Friday, February 27, 2009

Shopping

I prefer shopping for food to shopping for clothes, though earlier this week I made an expedition to the vintage and consignment shops of La Jolla, to see what a very upscale community might support in this area. One designer-oriented shop had prices exceeding that at Macy's -- a whole section of Chanel. But I'm just not that into it -- I preferred my brief look through the upscale grocery store on the same street as the shops (it disappointed me).

Linda Grant, an English author that I enjoy, writes a great deal about clothing and shopping. She published an article about shopping in today's Guardian: Balm for the soul. As she usually does, Grant looks at every aspect of her subject -- the history of the word shopping, the politics of the activity, and the pleasure she and others get from it.
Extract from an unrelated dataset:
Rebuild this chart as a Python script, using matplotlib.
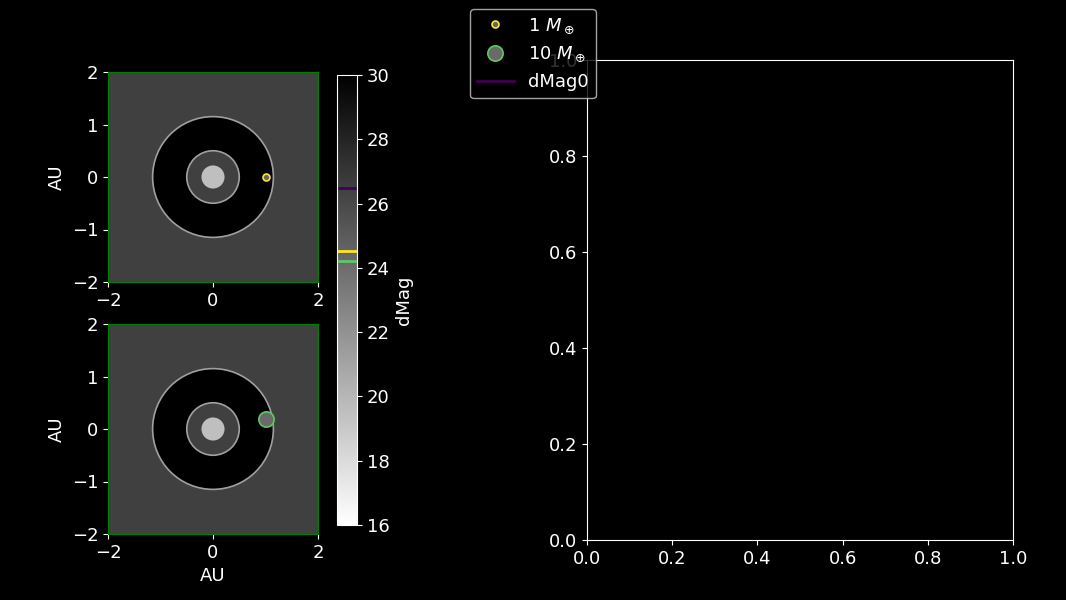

She says:

Most hostile responses to shopping see it as an act of acquisition, of avarice and greed for things that we do not need but advertising and marketing have made us think we want, a condition that Marx called "false consciousness". We are dupes, and only the strong individualist can hold out against mass consumption. And there are others, of course, who truthfully say that they have no political objection to shopping but they just can't stand it as an activity and regard it as a waste of time.

Against whom I would set those of us who regard it as a pleasure.
Recently I reread Linda Grant's book When I Lived in Modern Times, and I often read her blog. I recommend her work!